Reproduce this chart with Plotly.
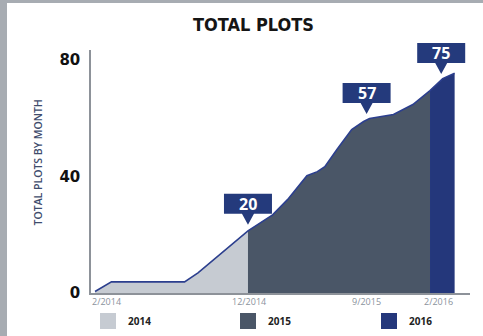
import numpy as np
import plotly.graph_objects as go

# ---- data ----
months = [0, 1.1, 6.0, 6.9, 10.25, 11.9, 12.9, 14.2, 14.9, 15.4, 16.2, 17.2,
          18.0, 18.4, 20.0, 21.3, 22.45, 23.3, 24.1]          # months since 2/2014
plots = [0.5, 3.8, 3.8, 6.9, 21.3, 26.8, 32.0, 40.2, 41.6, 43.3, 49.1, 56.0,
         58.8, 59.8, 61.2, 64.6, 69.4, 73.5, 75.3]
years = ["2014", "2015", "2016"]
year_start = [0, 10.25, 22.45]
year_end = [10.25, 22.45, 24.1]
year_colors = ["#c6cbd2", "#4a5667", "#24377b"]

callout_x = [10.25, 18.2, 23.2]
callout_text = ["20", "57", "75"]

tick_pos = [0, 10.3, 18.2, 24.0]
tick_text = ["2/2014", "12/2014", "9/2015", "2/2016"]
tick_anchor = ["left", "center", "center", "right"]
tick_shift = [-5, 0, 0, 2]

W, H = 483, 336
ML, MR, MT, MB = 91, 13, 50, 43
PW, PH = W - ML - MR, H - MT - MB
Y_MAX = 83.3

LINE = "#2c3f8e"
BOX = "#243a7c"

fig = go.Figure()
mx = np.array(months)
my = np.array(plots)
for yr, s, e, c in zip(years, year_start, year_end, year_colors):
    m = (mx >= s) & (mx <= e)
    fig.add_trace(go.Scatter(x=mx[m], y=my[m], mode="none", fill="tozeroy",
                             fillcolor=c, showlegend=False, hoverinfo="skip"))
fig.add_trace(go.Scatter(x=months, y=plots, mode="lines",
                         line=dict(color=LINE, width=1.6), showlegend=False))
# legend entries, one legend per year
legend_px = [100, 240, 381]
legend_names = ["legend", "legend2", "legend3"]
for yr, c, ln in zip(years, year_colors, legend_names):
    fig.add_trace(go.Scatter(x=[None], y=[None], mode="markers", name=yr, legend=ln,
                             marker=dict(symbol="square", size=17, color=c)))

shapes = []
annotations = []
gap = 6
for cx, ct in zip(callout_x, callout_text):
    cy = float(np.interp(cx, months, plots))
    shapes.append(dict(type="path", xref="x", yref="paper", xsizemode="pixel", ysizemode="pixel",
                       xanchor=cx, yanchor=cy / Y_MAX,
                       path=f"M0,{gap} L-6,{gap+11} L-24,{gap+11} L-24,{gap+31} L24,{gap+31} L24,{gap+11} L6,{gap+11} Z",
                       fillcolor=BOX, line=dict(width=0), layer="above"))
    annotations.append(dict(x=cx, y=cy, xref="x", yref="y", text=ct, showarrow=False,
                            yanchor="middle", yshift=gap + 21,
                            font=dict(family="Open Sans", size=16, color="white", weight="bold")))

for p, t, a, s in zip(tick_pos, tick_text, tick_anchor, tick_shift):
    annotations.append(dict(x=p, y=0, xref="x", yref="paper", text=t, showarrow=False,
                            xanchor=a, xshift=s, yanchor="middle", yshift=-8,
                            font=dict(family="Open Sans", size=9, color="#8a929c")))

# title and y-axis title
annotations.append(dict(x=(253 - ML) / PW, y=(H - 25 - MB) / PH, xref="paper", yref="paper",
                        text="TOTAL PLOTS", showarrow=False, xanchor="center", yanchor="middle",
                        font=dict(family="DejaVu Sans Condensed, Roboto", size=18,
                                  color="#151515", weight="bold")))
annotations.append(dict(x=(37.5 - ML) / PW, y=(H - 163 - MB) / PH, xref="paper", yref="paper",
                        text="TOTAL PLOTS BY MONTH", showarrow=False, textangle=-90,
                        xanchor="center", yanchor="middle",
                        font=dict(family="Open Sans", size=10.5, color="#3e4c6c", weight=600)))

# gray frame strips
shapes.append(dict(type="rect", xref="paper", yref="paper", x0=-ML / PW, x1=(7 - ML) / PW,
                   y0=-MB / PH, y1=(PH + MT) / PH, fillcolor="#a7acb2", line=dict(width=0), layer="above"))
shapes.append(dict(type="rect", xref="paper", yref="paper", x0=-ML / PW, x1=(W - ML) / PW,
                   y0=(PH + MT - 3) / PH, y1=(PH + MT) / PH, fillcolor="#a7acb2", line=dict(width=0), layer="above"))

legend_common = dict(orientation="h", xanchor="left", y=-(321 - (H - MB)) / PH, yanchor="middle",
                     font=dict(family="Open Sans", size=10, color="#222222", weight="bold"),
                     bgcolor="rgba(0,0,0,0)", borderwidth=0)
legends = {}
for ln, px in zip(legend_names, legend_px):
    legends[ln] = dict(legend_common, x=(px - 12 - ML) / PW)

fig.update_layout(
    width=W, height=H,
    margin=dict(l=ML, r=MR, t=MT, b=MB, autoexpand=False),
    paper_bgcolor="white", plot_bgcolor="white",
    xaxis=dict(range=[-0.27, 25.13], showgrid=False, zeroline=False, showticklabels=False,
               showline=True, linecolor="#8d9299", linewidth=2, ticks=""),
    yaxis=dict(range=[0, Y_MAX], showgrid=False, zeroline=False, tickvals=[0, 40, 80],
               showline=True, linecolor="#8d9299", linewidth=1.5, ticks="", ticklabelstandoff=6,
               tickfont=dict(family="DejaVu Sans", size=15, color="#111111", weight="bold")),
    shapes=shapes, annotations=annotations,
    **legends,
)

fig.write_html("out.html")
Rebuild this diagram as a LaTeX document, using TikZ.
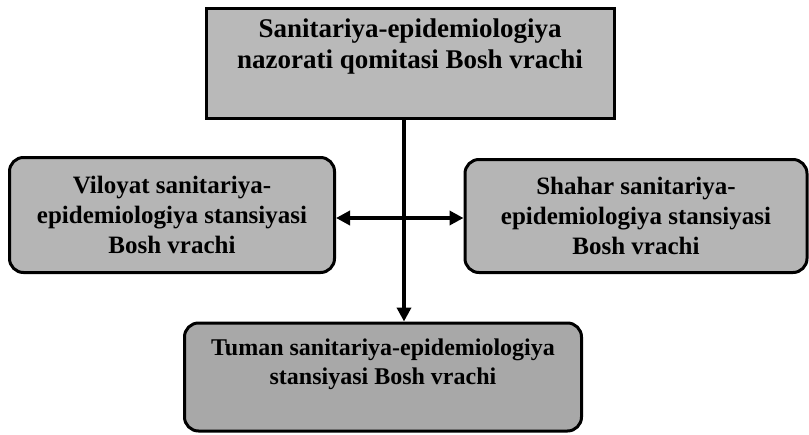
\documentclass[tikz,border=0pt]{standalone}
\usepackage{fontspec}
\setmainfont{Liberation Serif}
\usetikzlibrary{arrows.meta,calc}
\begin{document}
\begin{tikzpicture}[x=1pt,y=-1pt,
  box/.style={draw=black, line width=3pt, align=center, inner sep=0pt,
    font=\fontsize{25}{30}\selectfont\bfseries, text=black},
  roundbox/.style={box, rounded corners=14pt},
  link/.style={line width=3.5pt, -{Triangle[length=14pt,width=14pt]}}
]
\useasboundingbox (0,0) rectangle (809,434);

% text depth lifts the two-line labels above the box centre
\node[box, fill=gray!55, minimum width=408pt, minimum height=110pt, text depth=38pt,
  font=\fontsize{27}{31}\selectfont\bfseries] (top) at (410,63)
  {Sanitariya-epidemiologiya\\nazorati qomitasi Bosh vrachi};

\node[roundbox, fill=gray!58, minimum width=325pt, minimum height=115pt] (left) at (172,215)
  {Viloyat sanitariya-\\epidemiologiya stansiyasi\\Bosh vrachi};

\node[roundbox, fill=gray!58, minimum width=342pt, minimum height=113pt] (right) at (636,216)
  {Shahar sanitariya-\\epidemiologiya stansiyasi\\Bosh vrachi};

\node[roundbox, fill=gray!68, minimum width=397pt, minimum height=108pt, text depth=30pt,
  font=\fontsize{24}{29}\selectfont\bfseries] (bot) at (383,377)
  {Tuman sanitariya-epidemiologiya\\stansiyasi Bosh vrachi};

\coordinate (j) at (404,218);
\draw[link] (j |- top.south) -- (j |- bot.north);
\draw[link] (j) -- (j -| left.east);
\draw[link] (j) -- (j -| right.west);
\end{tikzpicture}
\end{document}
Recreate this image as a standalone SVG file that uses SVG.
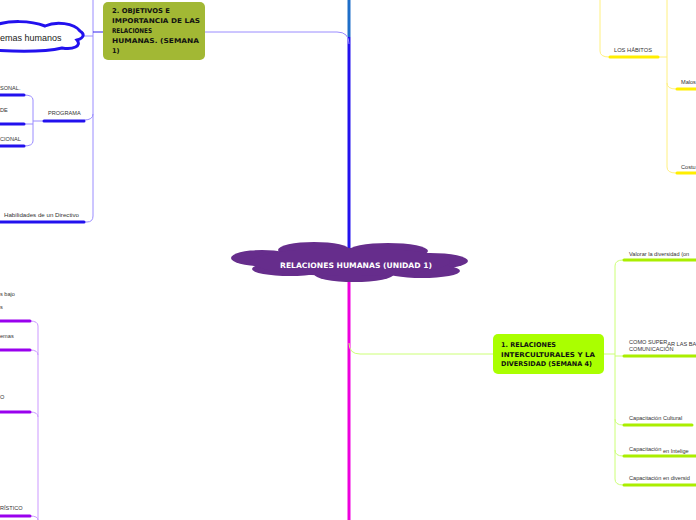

========================================

### YOUR INSTRUCTIONS
Without the pictures, return all the records precisely as they stand.

### WRITTEN REPLY
Reproduce this chart with Plotly.
import numpy as np
import plotly.graph_objects as go

# ---- data ----
months = [0, 1.1, 6.0, 6.9, 10.25, 11.9, 12.9, 14.2, 14.9, 15.4, 16.2, 17.2,
          18.0, 18.4, 20.0, 21.3, 22.45, 23.3, 24.1]          # months since 2/2014
plots = [0.5, 3.8, 3.8, 6.9, 21.3, 26.8, 32.0, 40.2, 41.6, 43.3, 49.1, 56.0,
         58.8, 59.8, 61.2, 64.6, 69.4, 73.5, 75.3]
years = ["2014", "2015", "2016"]
year_start = [0, 10.25, 22.45]
year_end = [10.25, 22.45, 24.1]
year_colors = ["#c6cbd2", "#4a5667", "#24377b"]

callout_x = [10.25, 18.2, 23.2]
callout_text = ["20", "57", "75"]

tick_pos = [0, 10.3, 18.2, 24.0]
tick_text = ["2/2014", "12/2014", "9/2015", "2/2016"]
tick_anchor = ["left", "center", "center", "right"]
tick_shift = [-5, 0, 0, 2]

W, H = 483, 336
ML, MR, MT, MB = 91, 13, 50, 43
PW, PH = W - ML - MR, H - MT - MB
Y_MAX = 83.3

LINE = "#2c3f8e"
BOX = "#243a7c"

fig = go.Figure()
mx = np.array(months)
my = np.array(plots)
for yr, s, e, c in zip(years, year_start, year_end, year_colors):
    m = (mx >= s) & (mx <= e)
    fig.add_trace(go.Scatter(x=mx[m], y=my[m], mode="none", fill="tozeroy",
                             fillcolor=c, showlegend=False, hoverinfo="skip"))
fig.add_trace(go.Scatter(x=months, y=plots, mode="lines",
                         line=dict(color=LINE, width=1.6), showlegend=False))
# legend entries, one legend per year
legend_px = [100, 240, 381]
legend_names = ["legend", "legend2", "legend3"]
for yr, c, ln in zip(years, year_colors, legend_names):
    fig.add_trace(go.Scatter(x=[None], y=[None], mode="markers", name=yr, legend=ln,
                             marker=dict(symbol="square", size=17, color=c)))

shapes = []
annotations = []
gap = 6
for cx, ct in zip(callout_x, callout_text):
    cy = float(np.interp(cx, months, plots))
    shapes.append(dict(type="path", xref="x", yref="paper", xsizemode="pixel", ysizemode="pixel",
                       xanchor=cx, yanchor=cy / Y_MAX,
                       path=f"M0,{gap} L-6,{gap+11} L-24,{gap+11} L-24,{gap+31} L24,{gap+31} L24,{gap+11} L6,{gap+11} Z",
                       fillcolor=BOX, line=dict(width=0), layer="above"))
    annotations.append(dict(x=cx, y=cy, xref="x", yref="y", text=ct, showarrow=False,
                            yanchor="middle", yshift=gap + 21,
                            font=dict(family="Open Sans", size=16, color="white", weight="bold")))

for p, t, a, s in zip(tick_pos, tick_text, tick_anchor, tick_shift):
    annotations.append(dict(x=p, y=0, xref="x", yref="paper", text=t, showarrow=False,
                            xanchor=a, xshift=s, yanchor="middle", yshift=-8,
                            font=dict(family="Open Sans", size=9, color="#8a929c")))

# title and y-axis title
annotations.append(dict(x=(253 - ML) / PW, y=(H - 25 - MB) / PH, xref="paper", yref="paper",
                        text="TOTAL PLOTS", showarrow=False, xanchor="center", yanchor="middle",
                        font=dict(family="DejaVu Sans Condensed, Roboto", size=18,
                                  color="#151515", weight="bold")))
annotations.append(dict(x=(37.5 - ML) / PW, y=(H - 163 - MB) / PH, xref="paper", yref="paper",
                        text="TOTAL PLOTS BY MONTH", showarrow=False, textangle=-90,
                        xanchor="center", yanchor="middle",
                        font=dict(family="Open Sans", size=10.5, color="#3e4c6c", weight=600)))

# gray frame strips
shapes.append(dict(type="rect", xref="paper", yref="paper", x0=-ML / PW, x1=(7 - ML) / PW,
                   y0=-MB / PH, y1=(PH + MT) / PH, fillcolor="#a7acb2", line=dict(width=0), layer="above"))
shapes.append(dict(type="rect", xref="paper", yref="paper", x0=-ML / PW, x1=(W - ML) / PW,
                   y0=(PH + MT - 3) / PH, y1=(PH + MT) / PH, fillcolor="#a7acb2", line=dict(width=0), layer="above"))

legend_common = dict(orientation="h", xanchor="left", y=-(321 - (H - MB)) / PH, yanchor="middle",
                     font=dict(family="Open Sans", size=10, color="#222222", weight="bold"),
                     bgcolor="rgba(0,0,0,0)", borderwidth=0)
legends = {}
for ln, px in zip(legend_names, legend_px):
    legends[ln] = dict(legend_common, x=(px - 12 - ML) / PW)

fig.update_layout(
    width=W, height=H,
    margin=dict(l=ML, r=MR, t=MT, b=MB, autoexpand=False),
    paper_bgcolor="white", plot_bgcolor="white",
    xaxis=dict(range=[-0.27, 25.13], showgrid=False, zeroline=False, showticklabels=False,
               showline=True, linecolor="#8d9299", linewidth=2, ticks=""),
    yaxis=dict(range=[0, Y_MAX], showgrid=False, zeroline=False, tickvals=[0, 40, 80],
               showline=True, linecolor="#8d9299", linewidth=1.5, ticks="", ticklabelstandoff=6,
               tickfont=dict(family="DejaVu Sans", size=15, color="#111111", weight="bold")),
    shapes=shapes, annotations=annotations,
    **legends,
)

fig.write_html("out.html")
Rebuild this diagram as a LaTeX document, using TikZ.
\documentclass[tikz,border=0pt]{standalone}
\usepackage{fontspec}
\setmainfont{Liberation Serif}
\usetikzlibrary{arrows.meta,calc}
\begin{document}
\begin{tikzpicture}[x=1pt,y=-1pt,
  box/.style={draw=black, line width=3pt, align=center, inner sep=0pt,
    font=\fontsize{25}{30}\selectfont\bfseries, text=black},
  roundbox/.style={box, rounded corners=14pt},
  link/.style={line width=3.5pt, -{Triangle[length=14pt,width=14pt]}}
]
\useasboundingbox (0,0) rectangle (809,434);

% text depth lifts the two-line labels above the box centre
\node[box, fill=gray!55, minimum width=408pt, minimum height=110pt, text depth=38pt,
  font=\fontsize{27}{31}\selectfont\bfseries] (top) at (410,63)
  {Sanitariya-epidemiologiya\\nazorati qomitasi Bosh vrachi};

\node[roundbox, fill=gray!58, minimum width=325pt, minimum height=115pt] (left) at (172,215)
  {Viloyat sanitariya-\\epidemiologiya stansiyasi\\Bosh vrachi};

\node[roundbox, fill=gray!58, minimum width=342pt, minimum height=113pt] (right) at (636,216)
  {Shahar sanitariya-\\epidemiologiya stansiyasi\\Bosh vrachi};

\node[roundbox, fill=gray!68, minimum width=397pt, minimum height=108pt, text depth=30pt,
  font=\fontsize{24}{29}\selectfont\bfseries] (bot) at (383,377)
  {Tuman sanitariya-epidemiologiya\\stansiyasi Bosh vrachi};

\coordinate (j) at (404,218);
\draw[link] (j |- top.south) -- (j |- bot.north);
\draw[link] (j) -- (j -| left.east);
\draw[link] (j) -- (j -| right.west);
\end{tikzpicture}
\end{document}
Recreate this image as a standalone SVG file that uses SVG.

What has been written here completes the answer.